Various sensing materials, including polymers, inorganic oxides, polymer/carbon black composites, carbon nanotubes, graphite microparticles, amino acids, TiO2-porphyrin nanocomposites, calixarenes, lipids, and room temperature ionic liquids (RTILs), have been used in formulating chemosensitive QCM coatings to detect and identify a range of VOCs.
Ionic liquids (ILs) are usually defined as organic salts that melt below 100° C. ILs that are liquid at or below room temperature are commonly known as RTILs, whereas those in the solid state, i.e. room temperature to 100° C., are often referred to as ‘frozen’ ILs.

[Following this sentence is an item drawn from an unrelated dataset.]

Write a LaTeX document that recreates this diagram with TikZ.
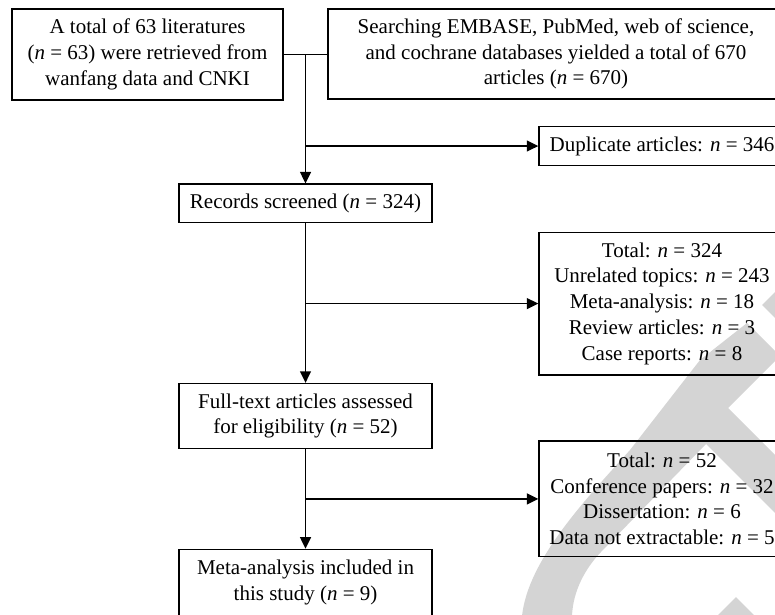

The use of RTILs as sensing materials is relatively recent. The unique combination of thermal and chemical stability with tunable physico-chemical properties has led to the use of RTILs for gas sensing applications. Short response time and high reversibility are properties of QCM/RTIL sensors. However, the use of RTILs as gas sensors has two major limitations: de-wetting of a film coating to form macroscopic drops; and the well-known viscosity-density effect. The absorption of organic vapor into RTILs causes a decrease in the density and viscosity of the liquid, leading to an increase in frequency—the so-called viscosity-density effect. To overcome these drawbacks, very thin RTIL coatings have sometimes been used. The thin coatings behave as quasi-rigid layers, and hence exhibit a decrease in frequency upon analyte sorption. The use of thin films, however, limits the sensitivity of the sensor, because the amount of vapor that can be absorbed depends on the quantity of the sorbent material deposited on the surface.
“GUMBOS” are compounds from a Group of Uniform Materials Based on Organic Salts. The acronym GUMBOS includes both frozen ILs (those with melting points from 25° C. to 100° C.) and analogous organic salts that melt from 100° C. to 250° C. See A. Tesfai, B. El-Zahab, A. T. Kelley, M. Li, J. C. Garno, G. A. Baker, I. M. Warner, ACS Nano 2009, 3, 3244; and published international patent application WO 2009/082618. “GUMBOS” is defined to mean an organic salt having a melting point between 25° C. and 250° C. (The word “GUMBOS” may be either singular or plural.)
A. F. Holloway, A. Nabok, M. Thompson, A. K. Ray, D. Crowther, J. Siddiqi, Sensors 2003, 3, 187 reported using calyx[4]resorcinarene films with QCM to measure Δf and ΔR, distinguishing between hexane and toluene vapors. While the authors reported measurements of Δf and ΔR, they did not report any correlation between Δf/ΔR and the physico-chemical properties of the analytes.